Plan of Namur showing the attack upon the town, in September of 1746
By GAYET, 1745
Plan des Attaques des, Ville, Forts, et Châteaux de Namur.
- Author: GAYET
- Publication date: 1746.
- Physical description: Manuscript plan with original hand-colour, dissected and mounted on linen, key to plan to left margin.
- Dimensions: 480 by 800mm. (19 by 31.5 inches).
- Inventory reference: 2400
Namur would be taken by the French in September and October of 1746, as part of the French campaigns in the Low Countries during the War of Austrian Succession. The present plan, gives an overview of the siege with offensive trenches and batteries clearly marked. Below the title are remarks concerning the commencement of offensive action and the towns final capitulation. To the left is n extensive key listing 74 of Namur’s most prominent landmarks.
Scale: (approx.) 14cm to 1km
Charles Louis d’Albert de Luynes (1717–1771) was a French nobleman and member of the House of Albert. He was the fifth Duke of Luynes as well as Duke of Chevreuse.
He took part in the war in 1733 in the War of the Polish Succession. He also took part in campaigns in 1735 and 1745, the latter in the War of the Austrian Succession, and was injured in combat at Sahay at the head of the Dragoons. He participated in the attack of Prague in 1742, and also assisted in numerous sieges and battles of the era.

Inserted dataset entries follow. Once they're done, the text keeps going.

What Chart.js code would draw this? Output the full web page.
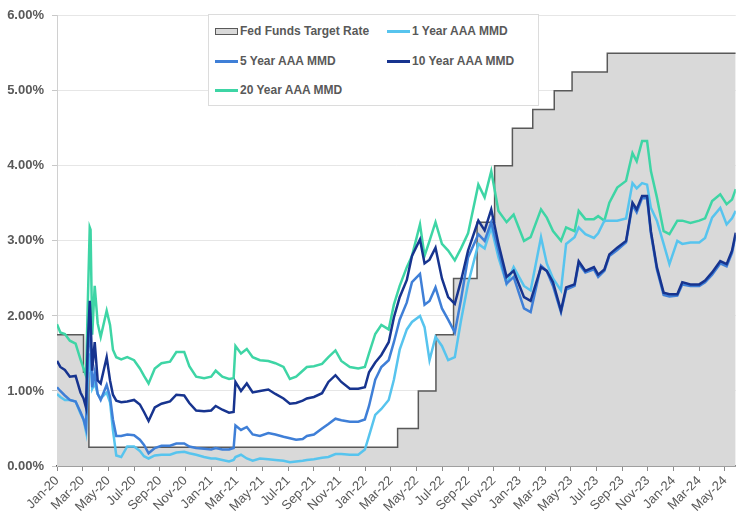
<!DOCTYPE html>
<html>
<head>
<meta charset="utf-8">
<script src="https://cdn.jsdelivr.net/npm/chart.js@4.4.1/dist/chart.umd.min.js"></script>
<style>
  html, body { margin: 0; padding: 0; background: #fff; }
  #wrap { position: relative; width: 738px; height: 515px; }
  #legend {
    position: absolute; left: 208px; top: 14px; width: 331px; height: 92px;
    box-sizing: border-box; background: #fff; border: 1px solid #dcdcdc;
    font: bold 12px "Liberation Sans", Arial, sans-serif; color: #595959;
  }
  .item { position: absolute; display: flex; align-items: center; white-space: nowrap; height: 14px; }
  .swatch { width: 23px; height: 3px; margin-right: 2px; }
  .box { width: 21px; height: 5px; background: #d9d9d9; border: 1px solid #595959; margin-right: 2px; }
</style>
</head>
<body>
<div id="wrap">
  <canvas id="chart" width="738" height="515"></canvas>
  <div id="legend"></div>
</div>
<script>
const fontFamily = '"Liberation Sans", Arial, sans-serif';
const monthNames = ['Jan', 'Feb', 'Mar', 'Apr', 'May', 'Jun', 'Jul', 'Aug', 'Sep', 'Oct', 'Nov', 'Dec'];

// Fed funds target rate (upper bound), value applies from each date
const fedDates = ['2020-01-01', '2020-03-03', '2020-03-16', '2022-03-17', '2022-05-05', '2022-06-16',
  '2022-07-28', '2022-09-22', '2022-11-03', '2022-12-15', '2023-02-02', '2023-03-23', '2023-05-04',
  '2023-07-27', '2024-05-27'];
const fedRate = [1.75, 1.25, 0.25, 0.50, 1.00, 1.75, 2.50, 3.25, 4.00, 4.50, 4.75, 5.00, 5.25, 5.50, 5.50];

// AAA MMD yields
const mmdDates = [
  '2020-01-01', '2020-01-09', '2020-01-20', '2020-02-01', '2020-02-14', '2020-02-25', '2020-03-03', '2020-03-09',
  '2020-03-13', '2020-03-18', '2020-03-20', '2020-03-24', '2020-03-30', '2020-04-06', '2020-04-13', '2020-04-27',
  '2020-05-05', '2020-05-12', '2020-05-20', '2020-06-01', '2020-06-15', '2020-07-01', '2020-07-15', '2020-07-25',
  '2020-08-05', '2020-08-20', '2020-09-05', '2020-09-25', '2020-10-10', '2020-10-29', '2020-11-10', '2020-11-26',
  '2020-12-15', '2021-01-01', '2021-01-12', '2021-01-28', '2021-02-12', '2021-02-22', '2021-02-26', '2021-03-11',
  '2021-03-25', '2021-04-08', '2021-04-25', '2021-05-15', '2021-06-01', '2021-06-20', '2021-07-05', '2021-07-20',
  '2021-08-05', '2021-08-15', '2021-09-01', '2021-09-20', '2021-10-05', '2021-10-22', '2021-11-05', '2021-11-25',
  '2021-12-15', '2021-12-31', '2022-01-10', '2022-01-25', '2022-02-08', '2022-02-24', '2022-03-08', '2022-03-22',
  '2022-04-08', '2022-04-20', '2022-05-09', '2022-05-20', '2022-06-01', '2022-06-15', '2022-06-30', '2022-07-15',
  '2022-07-31', '2022-08-15', '2022-09-01', '2022-09-25', '2022-10-10', '2022-10-26', '2022-11-12', '2022-12-01',
  '2022-12-18', '2023-01-12', '2023-01-28', '2023-02-20', '2023-03-05', '2023-03-20', '2023-04-08', '2023-04-20',
  '2023-05-10', '2023-05-20', '2023-06-05', '2023-06-25', '2023-07-05', '2023-07-20', '2023-08-01', '2023-08-20',
  '2023-09-10', '2023-09-25', '2023-10-05', '2023-10-18', '2023-10-30', '2023-11-08', '2023-11-22', '2023-12-08',
  '2023-12-22', '2024-01-10', '2024-01-22', '2024-02-10', '2024-03-01', '2024-03-15', '2024-04-01', '2024-04-20',
  '2024-05-05', '2024-05-18', '2024-05-27'
];
const mmd1y = [
  0.96, 0.92, 0.88, 0.88, 0.86, 0.70, 0.62, 0.46,
  1.10, 1.50, 1.40, 1.03, 1.10, 0.96, 0.90, 0.98,
  0.85, 0.48, 0.14, 0.12, 0.26, 0.26, 0.20, 0.13,
  0.10, 0.14, 0.15, 0.15, 0.18, 0.19, 0.17, 0.15,
  0.12, 0.10, 0.10, 0.08, 0.06, 0.08, 0.12, 0.15,
  0.10, 0.07, 0.10, 0.09, 0.08, 0.07, 0.05, 0.06,
  0.07, 0.08, 0.09, 0.11, 0.12, 0.16, 0.16, 0.15,
  0.15, 0.22, 0.40, 0.68, 0.76, 0.88, 1.15, 1.55,
  1.82, 1.92, 2.00, 1.85, 1.41, 1.72, 1.60, 1.41,
  1.45, 1.94, 2.43, 2.96, 2.90, 3.18, 2.78, 2.43,
  2.65, 2.40, 2.34, 3.05, 2.70, 2.50, 2.34, 2.96,
  3.05, 3.18, 3.09, 3.04, 3.10, 3.27, 3.27, 3.27,
  3.30, 3.77, 3.70, 3.77, 3.75, 3.44, 3.27, 2.96,
  2.69, 3.00, 2.96, 2.98, 2.98, 3.04, 3.31, 3.44,
  3.22, 3.30, 3.40
];
const mmd5y = [
  1.05, 1.00, 0.94, 0.88, 0.86, 0.72, 0.62, 0.50,
  1.40, 2.00, 1.70, 1.05, 1.25, 0.96, 0.88, 1.08,
  0.92, 0.62, 0.40, 0.40, 0.42, 0.41, 0.35, 0.28,
  0.17, 0.24, 0.27, 0.27, 0.30, 0.30, 0.26, 0.24,
  0.23, 0.22, 0.24, 0.22, 0.22, 0.24, 0.54, 0.48,
  0.52, 0.42, 0.40, 0.44, 0.42, 0.39, 0.37, 0.35,
  0.36, 0.40, 0.42, 0.50, 0.56, 0.63, 0.61, 0.59,
  0.59, 0.62, 0.80, 1.15, 1.32, 1.41, 1.65, 1.95,
  2.18, 2.45, 2.56, 2.15, 2.20, 2.38, 2.10, 1.95,
  1.78, 2.22, 2.78, 3.09, 3.00, 3.25, 2.87, 2.43,
  2.52, 2.10, 2.05, 2.67, 2.60, 2.40, 2.05, 2.35,
  2.40, 2.70, 2.58, 2.62, 2.52, 2.60, 2.80, 2.88,
  2.98, 3.48, 3.38, 3.57, 3.57, 3.10, 2.62, 2.28,
  2.26, 2.27, 2.42, 2.40, 2.40, 2.45, 2.55, 2.70,
  2.66, 2.84, 3.08
];
const mmd10y = [
  1.40, 1.32, 1.28, 1.19, 1.20, 0.98, 0.90, 0.78,
  1.60, 2.20, 2.00, 1.27, 1.65, 1.14, 1.10, 1.45,
  1.14, 0.95, 0.87, 0.85, 0.86, 0.88, 0.82, 0.72,
  0.60, 0.78, 0.83, 0.86, 0.95, 0.94, 0.84, 0.74,
  0.73, 0.74, 0.80, 0.75, 0.71, 0.72, 1.12, 1.00,
  1.10, 0.98, 1.00, 1.02, 0.96, 0.90, 0.83, 0.84,
  0.87, 0.90, 0.92, 0.97, 1.12, 1.21, 1.12, 1.03,
  1.03, 1.05, 1.25, 1.38, 1.48, 1.65, 1.98, 2.25,
  2.48, 2.80, 3.02, 2.70, 2.75, 2.91, 2.50, 2.25,
  2.16, 2.47, 2.87, 3.27, 3.14, 3.42, 2.96, 2.52,
  2.60, 2.25, 2.20, 2.65, 2.60, 2.45, 2.07, 2.38,
  2.42, 2.73, 2.60, 2.65, 2.55, 2.62, 2.82, 2.91,
  3.00, 3.51, 3.42, 3.60, 3.60, 3.13, 2.65, 2.31,
  2.29, 2.29, 2.45, 2.42, 2.42, 2.47, 2.58, 2.73,
  2.69, 2.87, 3.11
];
const mmd20y = [
  1.89, 1.78, 1.76, 1.67, 1.63, 1.42, 1.30, 1.20,
  2.10, 3.18, 3.15, 1.75, 2.40, 1.90, 1.72, 2.07,
  1.88, 1.55, 1.45, 1.42, 1.45, 1.41, 1.30, 1.20,
  1.10, 1.30, 1.37, 1.39, 1.52, 1.52, 1.33, 1.19,
  1.17, 1.19, 1.27, 1.19, 1.16, 1.17, 1.60, 1.50,
  1.56, 1.45, 1.41, 1.40, 1.37, 1.32, 1.16, 1.19,
  1.27, 1.32, 1.33, 1.36, 1.45, 1.54, 1.40, 1.32,
  1.30, 1.32, 1.50, 1.76, 1.88, 1.82, 2.15, 2.40,
  2.65, 2.80, 3.22, 2.80, 3.00, 3.25, 2.96, 2.87,
  2.74, 2.90, 3.10, 3.75, 3.58, 3.93, 3.40, 3.25,
  3.35, 3.00, 3.05, 3.42, 3.31, 3.13, 3.00, 3.18,
  3.13, 3.40, 3.29, 3.29, 3.33, 3.27, 3.51, 3.71,
  3.80, 4.17, 4.06, 4.33, 4.33, 3.93, 3.58, 3.13,
  3.09, 3.27, 3.27, 3.24, 3.27, 3.30, 3.53, 3.62,
  3.49, 3.55, 3.69
];

function monthIndex(s) {
  const [y, m, d] = s.split('-').map(Number);
  const days = new Date(y, m, 0).getDate();
  return (y - 2020) * 12 + (m - 1) + (d - 1) / days;
}

function points(dates, values) {
  return dates.map((d, i) => ({ x: monthIndex(d), y: values[i] }));
}

const xMax = monthIndex(mmdDates[mmdDates.length - 1]);

const series = [
  { label: 'Fed Funds Target Rate', dates: fedDates, values: fedRate, color: '#595959', fed: true, order: 10 },
  { label: '1 Year AAA MMD', dates: mmdDates, values: mmd1y, color: '#57c4ee', order: 3 },
  { label: '5 Year AAA MMD', dates: mmdDates, values: mmd5y, color: '#3f7fd7', order: 2 },
  { label: '10 Year AAA MMD', dates: mmdDates, values: mmd10y, color: '#17348f', order: 1 },
  { label: '20 Year AAA MMD', dates: mmdDates, values: mmd20y, color: '#3ed5a5', order: 4 }
];

const datasets = series.map(s => ({
  label: s.label,
  data: points(s.dates, s.values),
  borderColor: s.color,
  backgroundColor: s.fed ? '#d9d9d9' : s.color,
  borderWidth: s.fed ? 1.5 : 2.5,
  fill: s.fed ? 'origin' : false,
  stepped: s.fed ? true : false,
  pointRadius: 0,
  tension: 0,
  order: s.order
}));

new Chart(document.getElementById('chart'), {
  type: 'line',
  data: { datasets },
  options: {
    responsive: false,
    animation: false,
    layout: { padding: { top: 13.5, right: 0, bottom: 0, left: 0 } },
    plugins: {
      legend: { display: false },
      tooltip: { enabled: false }
    },
    scales: {
      x: {
        type: 'linear',
        min: 0,
        max: xMax,
        z: 1,
        afterFit: scale => { scale.height = 49; },
        grid: { drawOnChartArea: false, tickLength: 5, tickColor: '#8c8c8c' },
        border: { color: '#595959', width: 1.5 },
        ticks: {
          stepSize: 2,
          includeBounds: false,
          autoSkip: false,
          minRotation: 45,
          maxRotation: 45,
          padding: 2,
          color: '#595959',
          font: { family: fontFamily, size: 13 },
          callback: v => monthNames[v % 12] + '-' + (20 + Math.floor(v / 12))
        }
      },
      y: {
        min: 0,
        max: 6,
        afterFit: scale => { scale.width = 57; },
        grid: { color: '#e6e6e6', tickLength: 5, tickColor: '#c8c8c8' },
        border: { color: '#d0d0d0' },
        ticks: {
          stepSize: 1,
          padding: 8,
          color: '#595959',
          font: { family: fontFamily, size: 13, weight: 'bold' },
          callback: v => v.toFixed(2) + '%'
        }
      }
    }
  }
});

// two-column legend box like the original
const legend = document.getElementById('legend');
const slots = [[6, 9], [178, 9], [6, 39], [178, 39], [6, 68]];
series.forEach((s, i) => {
  const item = document.createElement('div');
  item.className = 'item';
  item.style.left = slots[i][0] + 'px';
  item.style.top = slots[i][1] + 'px';
  const mark = document.createElement('span');
  if (s.fed) {
    mark.className = 'box';
  } else {
    mark.className = 'swatch';
    mark.style.background = s.color;
  }
  item.appendChild(mark);
  item.appendChild(document.createTextNode(s.label));
  legend.appendChild(item);
});
</script>
</body>
</html>
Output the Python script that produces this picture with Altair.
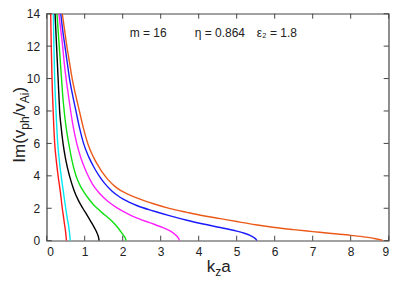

In 1754, he was created a Colonel General of the Dragoons. From 1757 to 1771, he was the Gouverneur de Paris (Military governor of Paris), an ancient and prestigious rank representing the king in the capital. He also was created a Knight of the Order of the Holy Spirit at Versailles on 2 February 1759.
He was buried at the Chapelle de Saint Jean l’Évangeliste at the Église Saint-Sulpice, Paris.